Jusqu'où respecter les puissants ? La pensée politique de Blaise Pascal
Qu’est-il juste de respecter ? Alors que la France élit son président de la République, c’est une question valable pour tout citoyen. C’est aussi une question pour un chrétien. Au XVIIe, le philosophe Blaise Pascal distinguait le respect de la personne de celui des grands, établi par l'ordre social. On en parle avec Laurent Thirouin professeur émérite de littérature à l'université de Lyon. Il a édité "Pensées sur la justice" de Blaise Pascal (éd. La Découverte, 2011) et codirigé la publication des "Lectures russes de Pascal" (éd. Classiques Garnier, 2020).
La grandeur, qu’est-ce ça signifie ?
Quand on parle de Pascal (1623-1662) et de sa pensée politique, "il faut changer complètement de repères", rappelle Laurent Thirouin. À cette époque, sous l’Ancien Régime, la société est très inégalitaire mais elle "trouve que c’est très bien d’être inégalitaire !" Ce que l’on a du mal à concevoir aujourd’hui…

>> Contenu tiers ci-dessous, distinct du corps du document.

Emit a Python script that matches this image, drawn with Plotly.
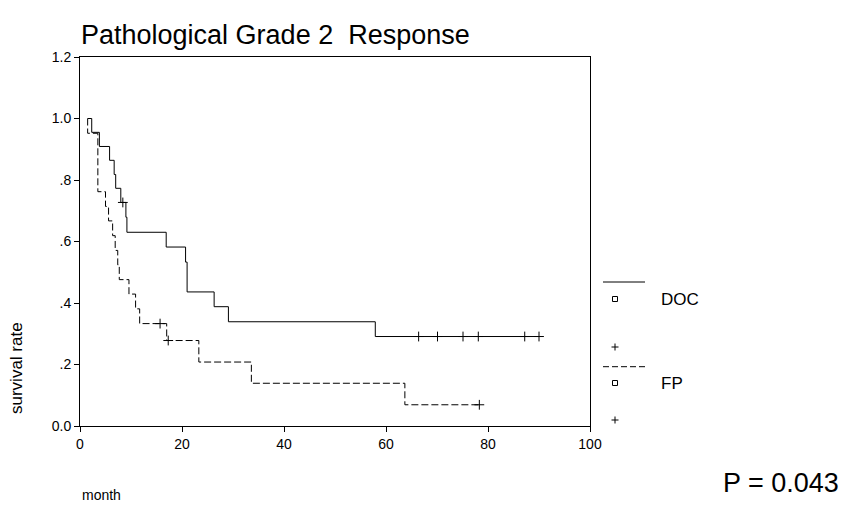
import plotly.graph_objects as go

# ---- data (Kaplan-Meier steps) ----
doc_t = [1.5, 2.3, 3.8, 5.8, 6.7, 7.0, 8.0, 9.0, 9.2, 16.9, 20.7, 21.0, 26.3, 29.1, 57.9, 90.0]
doc_s = [1.0, 0.955, 0.909, 0.864, 0.818, 0.773, 0.727, 0.679, 0.630, 0.582, 0.533, 0.436, 0.388, 0.339, 0.291, 0.291]
doc_cens = [8.4, 66.4, 70.1, 75.1, 78.1, 87.2, 90.0]

fp_t = [1.5, 1.5, 3.5, 5.0, 5.6, 6.4, 6.9, 7.4, 7.7, 9.6, 10.9, 11.7, 17.0, 23.3, 33.6, 63.7, 78.3]
fp_s = [1.0, 0.952, 0.762, 0.714, 0.667, 0.619, 0.571, 0.524, 0.476, 0.429, 0.381, 0.333, 0.278, 0.208, 0.139, 0.069, 0.069]
fp_cens = [15.7, 17.3, 78.3]

x_ticks = [0, 20, 40, 60, 80, 100]
y_ticks = [0.0, 0.2, 0.4, 0.6, 0.8, 1.0, 1.2]
y_ticktext = ["0.0", ".2", ".4", ".6", ".8", "1.0", "1.2"]
groups = ["DOC", "FP"]
p_text = "P = 0.043"


def surv_at(ts, ss, t):
    v = ss[0]
    for ti, si in zip(ts, ss):
        if ti <= t:
            v = si
    return v


FONT = "Liberation Sans, Arial, sans-serif"
fig = go.Figure()

fig.add_trace(go.Scatter(x=doc_t, y=doc_s, mode="lines", line=dict(color="black", width=1, shape="hv"),
                         showlegend=False, hoverinfo="skip"))
fig.add_trace(go.Scatter(x=fp_t, y=fp_s, mode="lines",
                         line=dict(color="black", width=1, shape="hv", dash="7px,3px"),
                         showlegend=False, hoverinfo="skip"))
fig.add_trace(go.Scatter(x=doc_cens, y=[surv_at(doc_t, doc_s, t) for t in doc_cens], mode="markers",
                         marker=dict(symbol="cross-thin", size=7, line=dict(color="black", width=1)),
                         showlegend=False, hoverinfo="skip"))
fig.add_trace(go.Scatter(x=fp_cens, y=[surv_at(fp_t, fp_s, t) for t in fp_cens], mode="markers",
                         marker=dict(symbol="cross-thin", size=7, line=dict(color="black", width=1)),
                         showlegend=False, hoverinfo="skip"))

OFF = 8  # page body margin offset
W, H = 857, 531
# plot area in screenshot pixels: x 80..590, y 57..426
L = 80 - OFF
T = 57 - OFF
R = W - (590 - OFF)
B = H - (426 - OFF)
PW, PH = W - L - R, H - T - B


def px(x):
    return (x - OFF - L) / PW


def py(y):
    return (H - B - (y - OFF)) / PH


shapes = []
annotations = []
# legend block
leg = [("solid", 282, 299, 347, groups[0]), ("dash", 366.7, 383, 420, groups[1])]
for dash, yl, ysq, yplus, name in leg:
    shapes.append(dict(type="line", xref="paper", yref="paper", x0=px(603), x1=px(645), y0=py(yl), y1=py(yl),
                       line=dict(color="black", width=1, dash="solid" if dash == "solid" else "6px,3px")))
    shapes.append(dict(type="rect", xref="paper", yref="paper", x0=px(612.5), x1=px(617.5),
                       y0=py(ysq + 2.5), y1=py(ysq - 2.5), line=dict(color="black", width=1)))
    shapes.append(dict(type="line", xref="paper", yref="paper", x0=px(611.5), x1=px(618.5), y0=py(yplus),
                       y1=py(yplus), line=dict(color="black", width=1)))
    shapes.append(dict(type="line", xref="paper", yref="paper", x0=px(615), x1=px(615), y0=py(yplus - 3.5),
                       y1=py(yplus + 3.5), line=dict(color="black", width=1)))
    annotations.append(dict(text=name, xref="paper", yref="paper", x=px(659), y=py(ysq), xanchor="left",
                            yanchor="middle", showarrow=False, font=dict(family=FONT, size=17, color="black")))

annotations.append(dict(text="Pathological Grade 2\u00a0\u00a0Response", xref="paper", yref="paper",
                        x=px(79), y=py(35), xanchor="left", yanchor="middle", showarrow=False,
                        font=dict(family=FONT, size=27, color="black")))
annotations.append(dict(text="survival rate", xref="paper", yref="paper", x=px(16), y=py(368), textangle=-90,
                        xanchor="center", yanchor="middle", showarrow=False,
                        font=dict(family=FONT, size=17, color="black")))
annotations.append(dict(text="month", xref="paper", yref="paper", x=px(80), y=py(495), xanchor="left",
                        yanchor="middle", showarrow=False, font=dict(family=FONT, size=14, color="black")))
annotations.append(dict(text=p_text, xref="paper", yref="paper", x=px(841), y=py(483), xanchor="right",
                        yanchor="middle", showarrow=False, font=dict(family=FONT, size=27, color="black")))

fig.update_layout(
    width=W, height=H, margin=dict(l=L, r=R, t=T, b=B),
    paper_bgcolor="white", plot_bgcolor="white",
    shapes=shapes, annotations=annotations, showlegend=False,
    font=dict(family=FONT, size=14, color="black"),
)
fig.update_xaxes(range=[0, 100], tickvals=x_ticks, ticks="outside", ticklen=5, tickcolor="black",
                 showline=True, linecolor="black", linewidth=1, mirror=True, showgrid=False, zeroline=False,
                 tickfont=dict(family=FONT, size=14, color="black"))
fig.update_yaxes(range=[0, 1.2], tickvals=y_ticks, ticktext=y_ticktext, ticks="outside", ticklen=5,
                 tickcolor="black", showline=True, linecolor="black", linewidth=1, mirror=True, showgrid=False,
                 zeroline=False, tickfont=dict(family=FONT, size=14, color="black"))

fig.write_html("out.html")
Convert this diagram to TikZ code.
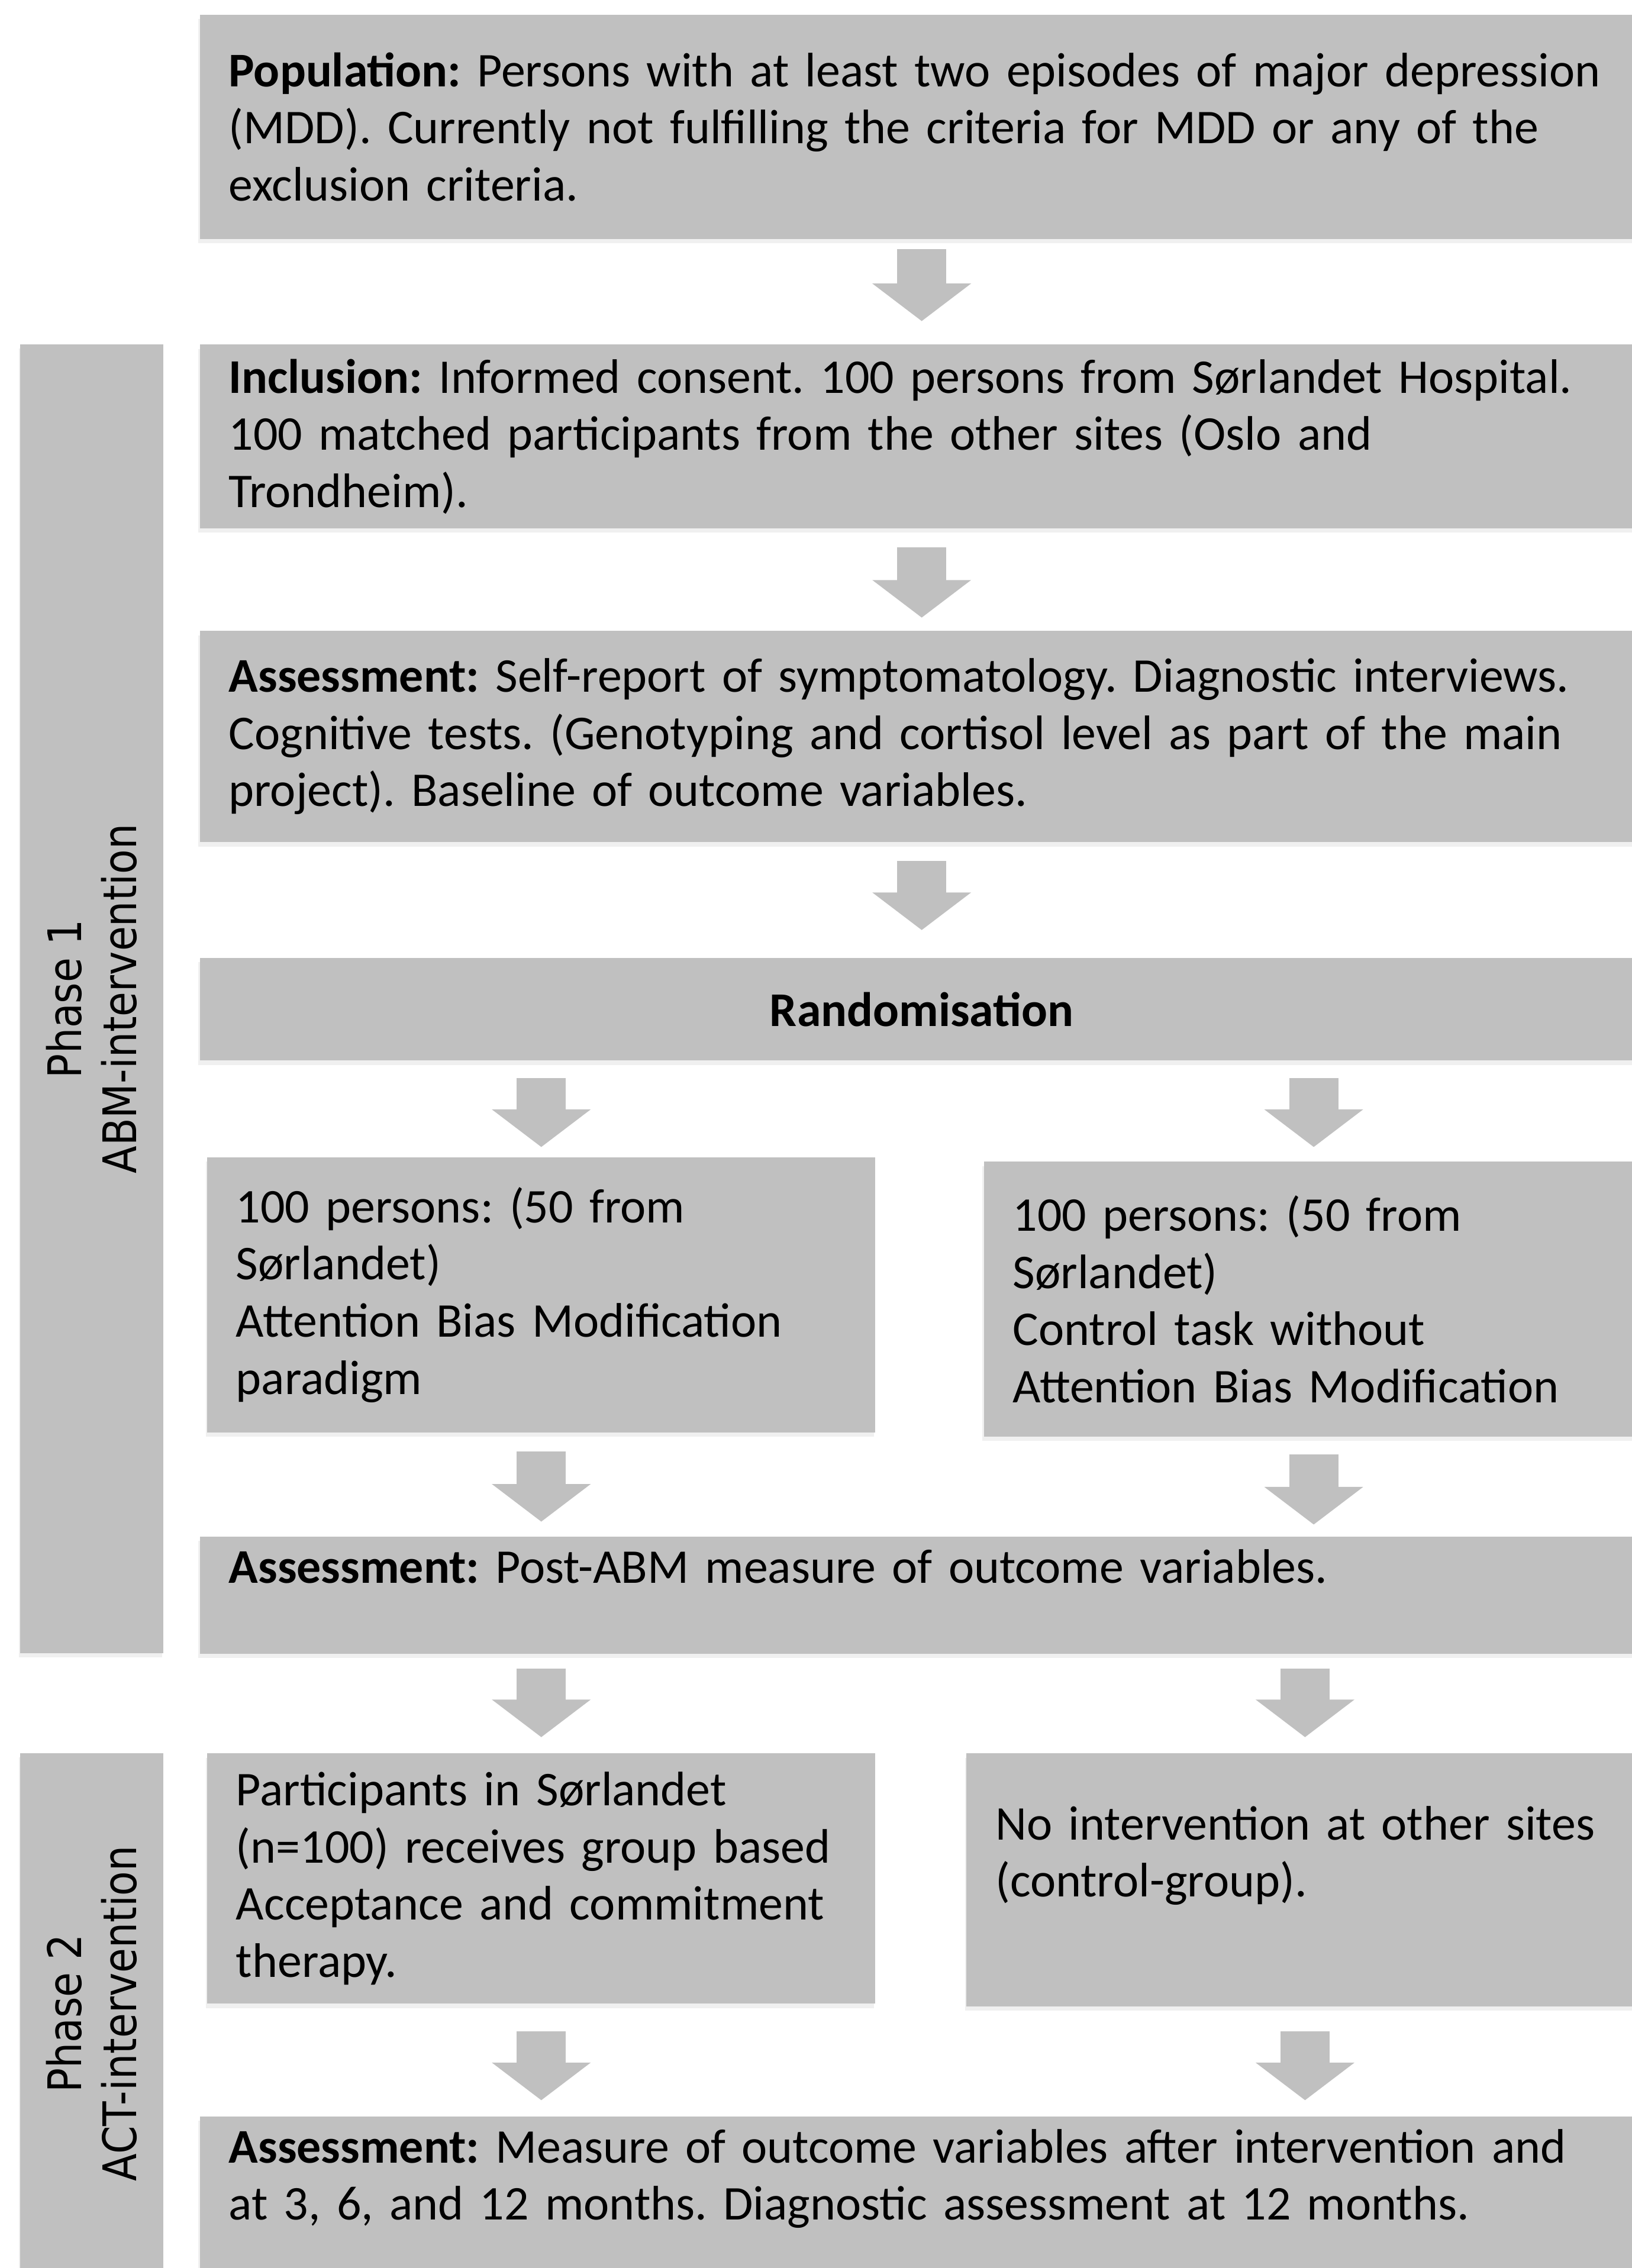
\documentclass[tikz,border=0pt]{standalone}
\usepackage{fontspec}
\setmainfont{Carlito}
\newfontfamily\sidefont[FakeStretch=0.87]{DejaVu Sans}
\usetikzlibrary{arrows.meta,shadows}
\definecolor{boxgrey}{RGB}{192,192,192}
\frenchspacing

\tikzset{
  stagebox/.style={rectangle, fill=boxgrey, anchor=north west, align=left,
    inner xsep=20pt, inner ysep=0pt,
    font=\fontsize{33.5}{39.5}\selectfont,
    drop shadow={shadow xshift=-1pt, shadow yshift=-3pt, opacity=0.12}},
  phasebox/.style={rectangle, fill=boxgrey, rotate=90, align=center,
    inner sep=0pt, font=\sidefont\fontsize{32}{38}\selectfont,
    drop shadow={shadow xshift=-1pt, shadow yshift=-3pt, opacity=0.12}},
  flowarrow/.style={line width=34pt, draw=boxgrey,
    -{Triangle[length=26pt,width=67pt]}},
}

\begin{document}
\begin{tikzpicture}[x=1pt, y=-1pt]
  \useasboundingbox (0,0) rectangle (1128,1568);

  % phase bars
  \node[phasebox, minimum width=905pt, minimum height=99pt] (ph1) at (63.5,690.5)
    {Phase 1\\ABM-intervention};
  \node[phasebox, minimum width=360pt, minimum height=99pt] (ph2) at (63.5,1392)
    {Phase 2\\ACT-intervention};

  % main column
  \node[stagebox, text width=958pt, minimum height=155pt] (pop) at (138,10)
    {\textbf{Population:} Persons with at least two episodes of major depression\\
     (MDD). Currently not fulfilling the criteria for MDD or any of the\\
     exclusion criteria.};
  \node[stagebox, text width=958pt, minimum height=127pt] (incl) at (138,238)
    {\textbf{Inclusion:} Informed consent. 100 persons from Sørlandet Hospital.\\
     100 matched participants from the other sites (Oslo and\\
     Trondheim).};
  \node[stagebox, text width=958pt, minimum height=146pt] (base) at (138,436)
    {\textbf{Assessment:} Self-report of symptomatology. Diagnostic interviews.\\
     Cognitive tests. (Genotyping and cortisol level as part of the main\\
     project). Baseline of outcome variables.};
  \node[stagebox, text width=958pt, minimum height=71pt, align=center] (rand) at (138,662)
    {\textbf{Randomisation}};

  % ABM arms
  \node[stagebox, text width=422pt, minimum height=190pt] (abm) at (143,800)
    {100 persons: (50 from\\ Sørlandet)\\ Attention Bias Modification\\ paradigm};
  \node[stagebox, text width=416pt, minimum height=190pt] (ctrl) at (680,803)
    {100 persons: (50 from\\ Sørlandet)\\ Control task without\\ Attention Bias Modification};
  \node[stagebox, text width=958pt, minimum height=81pt] (post) at (138,1062)
    {\textbf{Assessment:} Post-ABM measure of outcome variables.\\ \mbox{}};

  % ACT arms
  \node[stagebox, text width=422pt, minimum height=173pt] (act) at (143,1212)
    {Participants in Sørlandet\\ (n=100) receives group based\\
     Acceptance and commitment\\ therapy.};
  \node[stagebox, text width=428pt, minimum height=175pt] (noint) at (668,1212)
    {No intervention at other sites\\ (control-group).\\ \mbox{}};
  \node[stagebox, text width=958pt, minimum height=120pt] (follow) at (138,1463)
    {\textbf{Assessment:} Measure of outcome variables after intervention and\\
     at 3, 6, and 12 months. Diagnostic assessment at 12 months.\\ \mbox{}};

  % arrows
  \foreach \a/\b/\s/\e in {pop/incl/7pt/16pt, incl/base/13pt/9pt, base/rand/13pt/19pt}
    \draw[flowarrow, shorten <=\s, shorten >=\e] (\a) -- (\b);
  \draw[flowarrow, shorten <=12pt, shorten >=7pt] (rand.south -| abm.north) -- (abm.north);
  \draw[flowarrow, shorten <=12pt, shorten >=10pt] (rand.south -| ctrl.north) -- (ctrl.north);
  \draw[flowarrow, shorten <=13pt, shorten >=10pt] (abm.south) -- (abm.south |- post.north);
  \draw[flowarrow, shorten <=12pt, shorten >=8pt] (ctrl.south) -- (ctrl.south |- post.north);
  \draw[flowarrow, shorten <=10pt, shorten >=11pt] (post.south -| act.north) -- (act.north);
  \draw[flowarrow, shorten <=10pt, shorten >=11pt] (post.south -| noint.north) -- (noint.north);
  \draw[flowarrow, shorten <=19pt, shorten >=11pt] (act.south) -- (act.south |- follow.north);
  \draw[flowarrow, shorten <=17pt, shorten >=11pt] (noint.south) -- (noint.south |- follow.north);
\end{tikzpicture}
\end{document}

Pascal est partagé entre "deux ordres de rationalité". "Il adhère parfaitement à l’ordre politique de son temps." Et considère qu’il est "normal", pour un grand ne pas avoir les mêmes prérogatives ni les mêmes devoirs que le reste de la population. Mais ce fervent chrétien croit qu’il n’y a pas de différences entre les hommes.
Jouer le jeu des honneurs et du pouvoir sans y croire
Dans ses "Trois discours sur la condition des grands" (1660), Pascal délivre une parabole. L’histoire d’un homme qui, après un naufrage, est accueilli comme un roi par les habitants d’une île. Cet homme décide de se prêter au jeu, mais il ne peut oublier le malentendu à l’origine de son nouveau statut.
Le message de Pascal aux grands de ce monde, c’est qu’ils ont beau être traités comme des êtres supérieurs, ils doivent toujours se rappeler qu’au fond ils ne le sont pas. Que leurs privilèges et leur statut sont le fait du hasard.
Pascal leur intime donc de jouer le jeu du pouvoir, de s’y prêter mais de ne jamais y croire. "Le maître mot", explique Laurent Thirouin, c’est ce que Pascal appelle "a pensée de derrière". C’est-à-dire "accepter de jouer le jeu politique sans jamais considérer que ce jeu est un jeu fondé".
Le respect dû aux puissants
Pascal n’est pas un révolutionnaire. Il même été "traumatisé", raconte Laurent Thirouin, par l’épisode de la Fronde (1648-1653). Cette guerre civile qui "aurait pu être la Révolution française". "Effrayé par le désordre" et "le malheur que peut causer le dysfonctionnement politique", Pascal tente "de changer l’image du grand dans le cœur du grand lui-même". Et non de changer l’ordre politique.
Reste que sa pensée est tout aussi vivifiante que perturbante. Selon Blaise Pascal, c’est bien le hasard qui régit l’ordre social, qui distribue les honneurs et les biens. Il distingue donc "grandeur de nature" et "grandeur d’établissement". Comme l’explique Laurent Thirouin, "il n’y a pas de rapport entre le statut d’une personne et sa valeur intrinsèque, ses compétences". Respecter les grands c’est respecter leur place dans l’ordre social mais ce n’est pas respecter la personne.